Dalam agenda neoliberalisme, desentralisasi merupakan salah satu pilar utama strategi reformasi ekonomi yang digunakan oleh IMF dan juga dikampanyekan oleh Bank Dunia. Negara sedapat mungkin dijauhkan dari dominasi penguasaan aset, untuk itu perlu ada mekanisme untuk mendistribusikan aset milik Negara. Dalam konteks inilah desentralisasi merupakan salah satu kerangka institutional yang digunakan dan fungsi hukum adalah menyediakan institusi bagi pelaksanaan desentralisasi melalui UU No. 22/1999. Undang-undang ini memperkenalkan sejumlah prinsip yang pada intinya merupakan pendistribusian kewenangan dalam pengambilan keputusan dan berusaha memotong birokrasi yang kompleks.

 

Namun disinilah muncul paradoks.

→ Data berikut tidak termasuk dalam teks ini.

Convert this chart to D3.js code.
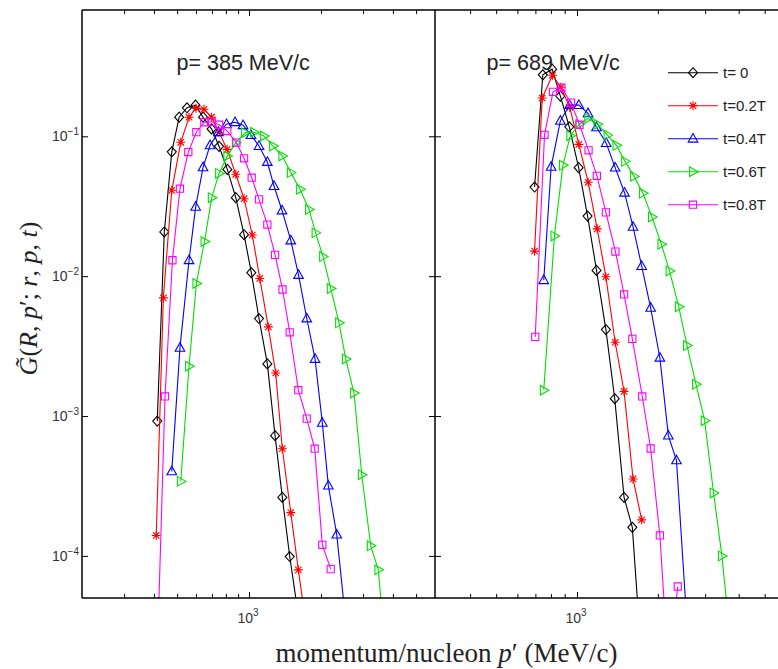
<!DOCTYPE html>
<html>
<head>
<meta charset="utf-8">
<script src="https://cdn.jsdelivr.net/npm/d3@7"></script>
<style>
  html, body { margin: 0; padding: 0; background: #fff; }
  svg { display: block; }
</style>
</head>
<body>
<svg id="chart" width="778" height="669"></svg>
<script>
// ---- data: momentum/nucleon p' (MeV/c) and G~ values ----
const seriesNames = ["t= 0", "t=0.2T", "t=0.4T", "t=0.6T", "t=0.8T"];
const panelTitles = ["p= 385 MeV/c", "p= 689 MeV/c"];
const yTickValues = [1e-1, 1e-2, 1e-3, 1e-4];
const yTickExponents = ["\u22121", "\u22122", "\u22123", "\u22124"];
const xMajorTicks = [1000];
const xMajorExponent = "3";
const leftMinorTicks = [300, 400, 500, 600, 700, 800, 900, 2000, 3000, 4000, 5000];
const rightMinorTicks = [400, 500, 600, 700, 800, 900, 2000, 3000, 4000, 5000];

// p = 385 MeV/c
const p385_t0 = [[413,9.2e-4],[442,0.0207],[475,0.0774],[510,0.137],[550,0.160],[597,0.167],[642,0.137],[697,0.113],[749,0.0848],[811,0.058],[880,0.0364],[953,0.0198],[1022,0.0106],[1101,0.00498],[1193,0.00236],[1285,7.24e-4],[1378,2.62e-4],[1480,9.9e-5],[1596,4.1e-5]];
const p385_t02 = [[409,1.40e-4],[438,7.0e-3],[475,0.0411],[518,0.0906],[561,0.137],[600,0.159],[648,0.156],[697,0.137],[749,0.107],[809,0.0807],[880,0.0535],[953,0.0358],[1032,0.0197],[1109,0.00963],[1204,0.00434],[1293,0.00203],[1378,5.84e-4],[1495,2.04e-4],[1608,7.95e-5],[1732,3.2e-5]];
const p385_t04 = [[475,4.02e-4],[514,3.07e-3],[561,0.0130],[598,0.0313],[642,0.0600],[687,0.0862],[745,0.107],[805,0.122],[874,0.126],[944,0.120],[1019,0.102],[1101,0.0852],[1193,0.0655],[1272,0.0441],[1374,0.0295],[1495,0.0180],[1611,0.0102],[1744,0.00498],[1889,0.00256],[2026,8.93e-4],[2147,3.18e-4],[2328,1.42e-4],[2522,3.8e-5]];
const p385_t06 = [[518,3.41e-4],[561,2.27e-3],[602,8.87e-3],[651,0.0177],[698,0.0364],[749,0.0543],[811,0.0723],[880,0.0901],[962,0.106],[1049,0.107],[1155,0.1005],[1260,0.0852],[1378,0.0723],[1495,0.0550],[1635,0.0418],[1782,0.0300],[1898,0.0204],[2040,0.0138],[2197,0.00817],[2380,0.00464],[2539,0.00256],[2750,0.00146],[2962,3.81e-4],[3230,1.18e-4],[3475,7.95e-5],[3707,2.2e-5]];
const p385_t08 = [[414,2.2e-5],[445,1.38e-3],[478,0.0130],[514,0.0422],[557,0.0772],[602,0.107],[650,0.126],[698,0.127],[749,0.121],[811,0.109],[885,0.0901],[953,0.0696],[1026,0.0506],[1101,0.0354],[1193,0.0234],[1285,0.0142],[1381,0.00803],[1480,0.00397],[1608,0.00153],[1744,9.58e-4],[1883,5.84e-4],[2026,1.20e-4],[2197,8.04e-5]];

// p = 689 MeV/c
const p689_t0 = [[695,0.0434],[746,0.275],[808,0.302],[867,0.194],[936,0.117],[1014,0.0597],[1095,0.0269],[1182,0.0110],[1281,0.00415],[1382,0.00133],[1497,2.62e-4],[1607,1.60e-4],[1730,2.1e-5]];
const p689_t02 = [[695,0.0151],[742,0.188],[810,0.273],[871,0.224],[940,0.161],[1016,0.0876],[1101,0.0469],[1189,0.0218],[1281,0.0099],[1387,0.00337],[1497,0.00150],[1617,3.55e-4],[1741,1.81e-4]];
const p689_t04 = [[752,0.00936],[801,0.0605],[867,0.129],[939,0.167],[1016,0.167],[1099,0.146],[1182,0.116],[1284,0.0895],[1387,0.0597],[1503,0.0395],[1617,0.0225],[1741,0.0118],[1880,0.00594],[2035,0.00261],[2188,7.24e-4],[2346,4.82e-4],[2561,3.5e-5]];
const p689_t06 = [[752,0.00153],[824,0.0194],[886,0.0620],[944,0.101],[1020,0.122],[1101,0.1345],[1192,0.122],[1298,0.102],[1402,0.0862],[1510,0.0662],[1630,0.0517],[1760,0.0391],[1901,0.0265],[2061,0.0169],[2210,0.0109],[2393,0.00604],[2568,0.00319],[2773,0.00169],[2987,9.27e-4],[3225,2.82e-4],[3462,1.0e-4],[3729,2.5e-5]];
const p689_t08 = [[699,0.00368],[757,0.1025],[814,0.208],[875,0.2225],[950,0.174],[1022,0.121],[1104,0.0794],[1186,0.0522],[1281,0.0286],[1390,0.0150],[1497,0.0074],[1607,0.00356],[1750,0.00138],[1880,5.86e-4],[2035,1.40e-4],[2197,1.39e-5],[2372,6.04e-5]];

// ---- styling ----
const colors = ["#000000", "#ff0000", "#0000ff", "#00e000", "#ff00ff"];
const markerPaths = [
  "M0,-5L4.5,0L0,5L-4.5,0Z",                                   // diamond
  "M-4.5,0H4.5M0,-4.5V4.5M-3.2,-3.2L3.2,3.2M-3.2,3.2L3.2,-3.2", // asterisk
  "M0,-5.2L4.8,3.4L-4.8,3.4Z",                                 // triangle up
  "M5.2,0L-3.4,-4.8L-3.4,4.8Z",                                // triangle right
  "M-3.6,-3.6H3.6V3.6H-3.6Z"                                   // square
];
const SANS = "'Liberation Sans', Arial, Helvetica, sans-serif";
const SERIF = "'Liberation Serif', 'Times New Roman', serif";

// ---- layout ----
const frame = { left: 82, top: 10, bottom: 598, split: 435, right: 786 };

const svg = d3.select("#chart");

const y = d3.scaleLog().domain([5e-5, 0.8]).range([frame.bottom, frame.top]);
const xL = d3.scaleLog().domain([200, 6000]).range([frame.left, frame.split]);
const xR = d3.scaleLog().domain([296, 6000]).range([frame.split, frame.right]);

const panels = [
  { id: "pl", x: xL, x0: frame.left, x1: frame.split, title: panelTitles[0], titleX: 176.5,
    minor: leftMinorTicks, series: [p385_t0, p385_t02, p385_t04, p385_t06, p385_t08] },
  { id: "pr", x: xR, x0: frame.split, x1: frame.right, title: panelTitles[1], titleX: 486.5,
    minor: rightMinorTicks, series: [p689_t0, p689_t02, p689_t04, p689_t06, p689_t08] }
];

const defs = svg.append("defs");

panels.forEach(p => {
  defs.append("clipPath").attr("id", "clip-" + p.id)
    .append("rect")
    .attr("x", p.x0).attr("y", frame.top)
    .attr("width", p.x1 - p.x0).attr("height", frame.bottom - frame.top);

  // bottom and top x-axis ticks (pointing inward)
  const tickGroups = [
    { axis: d3.axisBottom, ty: frame.bottom },
    { axis: d3.axisTop, ty: frame.top }
  ];
  tickGroups.forEach(t => {
    const gMinor = svg.append("g").attr("transform", `translate(0,${t.ty})`)
      .call(t.axis(p.x).tickValues(p.minor).tickSize(-4).tickFormat(""));
    const gMajor = svg.append("g").attr("transform", `translate(0,${t.ty})`)
      .call(t.axis(p.x).tickValues(xMajorTicks).tickSize(-6).tickFormat(""));
    [gMinor, gMajor].forEach(g => {
      g.select(".domain").remove();
      g.selectAll(".tick line").attr("stroke", "#000").attr("stroke-width", 1);
    });
  });

  // x tick label 10^3
  xMajorTicks.forEach(v => {
    const t = svg.append("text")
      .attr("x", p.x(v) - 1).attr("y", 623)
      .attr("text-anchor", "middle")
      .attr("font-family", SANS).attr("font-size", 14).attr("fill", "#333");
    t.append("tspan").text("10");
    t.append("tspan").attr("dy", -7).attr("font-size", 10).text(xMajorExponent);
  });
});

// y ticks: left axis, and both sides of the divider
[
  { axis: d3.axisLeft, tx: frame.left },
  { axis: d3.axisLeft, tx: frame.split },
  { axis: d3.axisRight, tx: frame.split }
].forEach(a => {
  const g = svg.append("g").attr("transform", `translate(${a.tx},0)`)
    .call(a.axis(y).tickValues(yTickValues).tickSize(-6).tickFormat(""));
  g.select(".domain").remove();
  g.selectAll(".tick line").attr("stroke", "#000").attr("stroke-width", 1);
});

// y tick labels 10^-n
yTickValues.forEach((v, i) => {
  const t = svg.append("text")
    .attr("x", 79).attr("y", y(v) + 5)
    .attr("text-anchor", "end")
    .attr("font-family", SANS).attr("font-size", 14).attr("fill", "#333");
  t.append("tspan").text("10");
  t.append("tspan").attr("dy", -6).attr("font-size", 10).text(yTickExponents[i]);
});

// curves
const line = (x) => d3.line().x(d => x(d[0])).y(d => y(d[1]));

panels.forEach(p => {
  const g = svg.append("g").attr("clip-path", `url(#clip-${p.id})`);
  p.series.forEach((data, i) => {
    const s = g.append("g");
    s.append("path")
      .datum(data)
      .attr("d", line(p.x))
      .attr("fill", "none")
      .attr("stroke", colors[i])
      .attr("stroke-width", 1.1);
    s.selectAll("path.m")
      .data(data)
      .join("path")
      .attr("class", "m")
      .attr("transform", d => `translate(${p.x(d[0])},${y(d[1])})`)
      .attr("d", markerPaths[i])
      .attr("fill", "none")
      .attr("stroke", colors[i])
      .attr("stroke-width", 1.1);
  });

  svg.append("text")
    .attr("x", p.titleX).attr("y", 70)
    .attr("font-family", SANS).attr("font-size", 21.5).attr("fill", "#222")
    .text(p.title);
});

// frame
const frameG = svg.append("g").attr("stroke", "#000").attr("stroke-width", 1.5).attr("fill", "none");
frameG.append("line").attr("x1", frame.left).attr("x2", 778).attr("y1", frame.top).attr("y2", frame.top);
frameG.append("line").attr("x1", frame.left).attr("x2", 778).attr("y1", frame.bottom).attr("y2", frame.bottom);
frameG.append("line").attr("x1", frame.left).attr("x2", frame.left).attr("y1", frame.top).attr("y2", frame.bottom);
frameG.append("line").attr("x1", frame.split).attr("x2", frame.split).attr("y1", frame.top).attr("y2", frame.bottom);

// legend
const legend = svg.append("g").attr("transform", "translate(668,72.7)");
seriesNames.forEach((name, i) => {
  const row = legend.append("g").attr("transform", `translate(0,${i * 33})`);
  row.append("line").attr("x1", 0).attr("x2", 50).attr("y1", 0).attr("y2", 0)
    .attr("stroke", colors[i]).attr("stroke-width", 1.1);
  row.append("path").attr("transform", "translate(25,0)").attr("d", markerPaths[i])
    .attr("fill", "none").attr("stroke", colors[i]).attr("stroke-width", 1.1);
  row.append("text").attr("x", 55).attr("y", 5.5)
    .attr("font-family", SANS).attr("font-size", 15).attr("fill", "#222")
    .text(name);
});

// axis titles
const xl = svg.append("text")
  .attr("x", 446.5).attr("y", 662)
  .attr("text-anchor", "middle")
  .attr("font-family", SERIF).attr("font-size", 27).attr("fill", "#222");
xl.append("tspan").text("momentum/nucleon ");
xl.append("tspan").attr("font-style", "italic").text("p");
xl.append("tspan").text("\u2032 (MeV/c)");

const yl = svg.append("text")
  .attr("transform", "translate(37,298.5) rotate(-90)")
  .attr("text-anchor", "middle")
  .attr("font-family", SERIF).attr("font-size", 26).attr("fill", "#222");
yl.append("tspan").attr("font-style", "italic").text("G\u0303");
yl.append("tspan").text("(");
yl.append("tspan").attr("font-style", "italic").text("R");
yl.append("tspan").text(", ");
yl.append("tspan").attr("font-style", "italic").text("p");
yl.append("tspan").text("\u2032; ");
yl.append("tspan").attr("font-style", "italic").text("r");
yl.append("tspan").text(", ");
yl.append("tspan").attr("font-style", "italic").text("p");
yl.append("tspan").text(", ");
yl.append("tspan").attr("font-style", "italic").text("t");
yl.append("tspan").text(")");
</script>
</body>
</html>
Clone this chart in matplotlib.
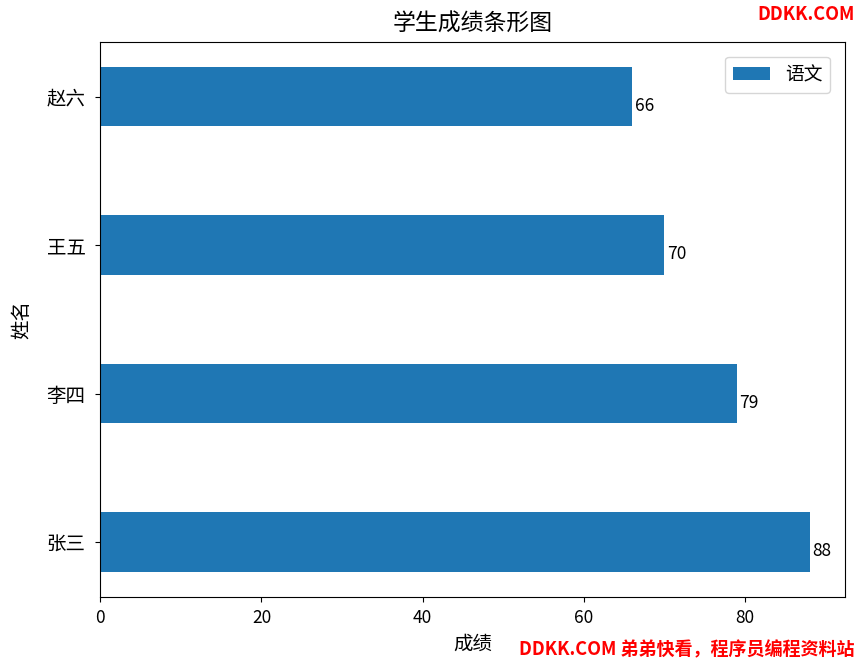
import matplotlib
matplotlib.use('Agg')
import matplotlib.pyplot as plt

plt.rcParams['font.family'] = ['Noto Sans CJK SC', 'DejaVu Sans']
plt.rcParams['axes.unicode_minus'] = False

# 数据
names = ['张三', '李四', '王五', '赵六']
scores = [88, 79, 70, 66]

fig = plt.figure(figsize=(8.57, 6.62), dpi=100)
ax = fig.add_axes([0.117, 0.098, 0.869, 0.839])

ax.barh(names, scores, height=0.4, color='#1f77b4', label='语文')

# 数值标签
for i, v in enumerate(scores):
    ax.text(v + 0.3, i - 0.06, str(v), ha='left', va='center', fontsize=12.5)

ax.set_title('学生成绩条形图', fontsize=16.5, pad=8)
ax.set_xlabel('成绩', fontsize=14, labelpad=5)
ax.set_ylabel('姓名', fontsize=14, labelpad=10)
ax.tick_params(axis='x', labelsize=12.5, pad=5)
ax.tick_params(axis='y', labelsize=14, pad=7)
ax.legend(fontsize=13.5, loc='upper right', borderaxespad=0.8)

# 水印
fig.text(0.997, 0.978, 'DDKK.COM', color='red', fontsize=13, fontweight='bold',
         ha='right', va='center')
fig.text(0.997, 0.018, 'DDKK.COM 弟弟快看，程序员编程资料站', color='red', fontsize=13,
         fontweight='bold', ha='right', va='center')

fig.savefig('out.png', dpi=100)
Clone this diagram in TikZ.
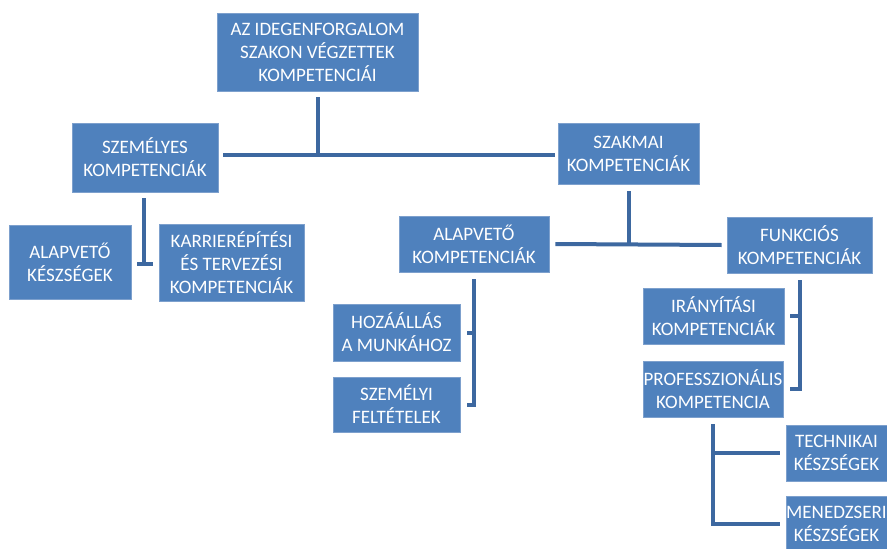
\documentclass[tikz,border=0pt]{standalone}
\usepackage{fontspec}
\setmainfont{Carlito}
\usepackage{tikz}
\definecolor{boxblue}{RGB}{79,129,189}
\definecolor{boxedge}{RGB}{125,160,205}
\definecolor{linkblue}{RGB}{61,104,160}

\begin{document}
\begin{tikzpicture}[x=1pt, y=-1pt,
	box/.style={rectangle, fill=boxblue, draw=boxedge, line width=0.8pt, text=white, align=center,
		inner xsep=1pt, font=\fontsize{19}{23}\selectfont},
	link/.style={draw=linkblue, line width=4pt},]
	\useasboundingbox (0,0) rectangle (887,549);
	% levels
	\node[box, minimum width=201, minimum height=78] (top) at (317.5,52) {AZ IDEGENFORGALOM\\SZAKON VÉGZETTEK\\KOMPETENCIÁI};
	\node[box, minimum width=146, minimum height=69] (szemelyes) at (145,157.5) {SZEMÉLYES\\KOMPETENCIÁK};
	\node[box, minimum width=141, minimum height=61] (szakmai) at (628.5,153.5) {SZAKMAI\\KOMPETENCIÁK};
	\node[box, minimum width=122, minimum height=74] (alapkesz) at (70,262) {ALAPVETŐ\\KÉSZSÉGEK};
	\node[box, minimum width=145, minimum height=77] (karrier) at (231.5,262.5) {KARRIERÉPÍTÉSI\\ÉS TERVEZÉSI\\KOMPETENCIÁK};
	\node[box, minimum width=150, minimum height=56] (alapkomp) at (474,244) {ALAPVETŐ\\KOMPETENCIÁK};
	\node[box, minimum width=145, minimum height=56] (funkcios) at (799.5,245) {FUNKCIÓS\\KOMPETENCIÁK};
	\node[box, minimum width=127, minimum height=57] (hozaallas) at (396.5,332.5) {HOZÁÁLLÁS\\A MUNKÁHOZ};
	\node[box, minimum width=127, minimum height=55] (szemelyi) at (396.5,404.5) {SZEMÉLYI\\FELTÉTELEK};
	\node[box, minimum width=141, minimum height=56] (iranyitasi) at (713.5,316) {IRÁNYÍTÁSI\\KOMPETENCIÁK};
	\node[box, minimum width=140, minimum height=56, inner xsep=0pt] (prof) at (713,389) {PROFESSZIONÁLIS\\KOMPETENCIA};
	\node[box, minimum width=101, minimum height=56] (technikai) at (836.5,453) {TECHNIKAI\\KÉSZSÉGEK};
	\node[box, minimum width=101, minimum height=56, inner xsep=0pt] (menedzseri) at (836.5,524) {MENEDZSERI\\KÉSZSÉGEK};
	% connectors
	\coordinate (j1) at (top.south |- 0,155);
	\draw[link] ([yshift=-6]top.south) -- (j1);
	\draw[link] ([xshift=5]szemelyes.east |- j1) -- ([xshift=-3]szakmai.west |- j1);
	\coordinate (j2) at (144,264);
	\draw[link] ([yshift=-6]szemelyes.south -| j2) -- (j2);
	\draw[link] ([xshift=-7]j2) -- ([xshift=9]j2);
	\draw[link] ([yshift=-7]szakmai.south) -- (szakmai.south |- alapkomp.east);
	\draw[link] ([xshift=6]alapkomp.east) -- ([xshift=-5]funkcios.west);
	\draw[link] ([yshift=-7]alapkomp.south) |- ([xshift=7]szemelyi.east);
	\draw[link] ([xshift=7]hozaallas.east) -- (hozaallas.east -| alapkomp.south);
	\draw[link] ([yshift=-7]funkcios.south) |- ([xshift=7]prof.east);
	\draw[link] ([xshift=6]iranyitasi.east) -- (iranyitasi.east -| funkcios.south);
	\draw[link] ([yshift=-7]prof.south) |- ([xshift=-6]menedzseri.west);
	\draw[link] (prof.south |- technikai.west) -- ([xshift=-6]technikai.west);
\end{tikzpicture}
\end{document}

Bagi neoliberalis bukan masalah siapa yang akan mendapatkan aset tersebut dan bagaimana aset tersebut akan didistribusikan, asalkan tujuan utama untuk mendistribusikan aset Negara tercapai.  Dalam kondisi Pemerintahan Pusat yang lemah, maka pilihan untuk melakukan desentralisasi tidak berdampak pada terciptanya good governance namun justru menciptakan chaos: eksploitasi kekayaan alam, konflik horizontal, lemahnya pemerintahan lokal akibat politik uang dan praktek korupsi. Dalam kasus ini terbukti bahwa hukum tidak mampu menciptakan kerangka insitusional bagi terciptanya good governance.  Pilihan untuk melaksanakan desentralisasi bagi Indonesia saat itu bukan lagi merupakan pilihan ekonomis, namun lebih kepada pilihan politis.

 

Neoliberalisme juga menuntut formalisasi hak karena hukum dinilai memberi rasa aman bagi perlindungan hak kebendaan (property right) dan kebebasan berkontrak. Sistem hak kebendaan mengatur mengenai kepemilikan yang merupakan dasar bagi kapitalisme. Hernando de Soto menyatakan bahwa Negara Barat memiliki sistem kepemilikan, sedangkan di Negara berkembang sistem kepemilikan tersebut umumnya dianggap tidak berdasar hukum (ilegal). Legalisasi hak kepemilikan akan memudahkan proses rekam informasi mengenai kepemilikan aset sehingga jaminan atas hak seseorang dalam kontrak dan transaksi menjadi lebih kuat.